A eficiência da radiação solar em empurrar as partículas também varia conforme seu tamanho e propriedades. Assim, embora as caudas geralmente se formem na direção oposta ao Sol, caudas voltadas para ele – as chamadas “anti-caudas” – também são observadas em cometas do Sistema Solar.
Por fim, Carvano explica que todos os compostos detectados no 3I/ATLAS já foram observados em cometas do Sistema Solar; o que muda é a proporção entre eles.
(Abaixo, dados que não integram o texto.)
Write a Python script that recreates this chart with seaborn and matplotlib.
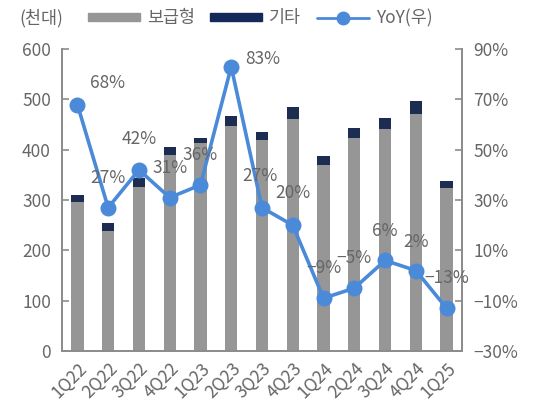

Isso, segundo o astrônomo, não surpreende, já que o cometa se formou em um ambiente muito diferente.
Nasa e observações astronômicas
Além de tudo isso, várias matérias recentes sobre este objeto fazem alusão a um suposto “silêncio da NASA”. Carvano observa, porém, que não é atribuição da Nasa comentar constantemente a respeito de todas as atualizações sobre todos os eventos astronômicos que estão acontecendo em um dado momento.
Ainda que a Nasa tenha uma grande relevância para a atividade astronômica atual, ela não tem controle sobre a astronomia no mundo. Se por alguma razão alguém na Nasa resolvesse manter segredo sobre alguma descoberta astronômica, isso não impediria que essa descoberta eventualmente fosse feita e divulgada por outros astrônomos.
Protocolo de defesa planetária
Com relação ao protocolo de proteção planetária ativado pela Nasa, amplamente divulgado na Internet, Carvano explica que existe a International Asteroid Warning Network (IAWN), uma colaboração internacional que visa aumentar a cooperação entre pesquisadores para descobrir e refinar a órbita de pequenos objetos do Sistema Solar, identificando rapidamente aqueles que possam representar risco de colisão com a Terra.
A IAWN é formada por profissionais de várias agências espaciais e da União Astronômica Internacional (IAU), mantendo vínculos com a ONU, mas a maioria dos membros são pesquisadores independentes. A organização promove campanhas de observação para treinar participantes e testar protocolos.
Em 21 de outubro, uma dessas campanhas foi convocada para melhorar as medições de posição do 3I/ATLAS, visando caracterizar variações na trajetória causadas pelos jatos de gás e poeira, que tendem a se tornar mais intensos após a passagem do cometa pelo periélio em 29 de outubro.
Esses dados ajudam a entender os processos de sublimação e a estimar melhor sua massa, mas não há nenhuma possibilidade desses pequenos desvios que podem ser observados venham a produzir qualquer risco de colisão com a Terra.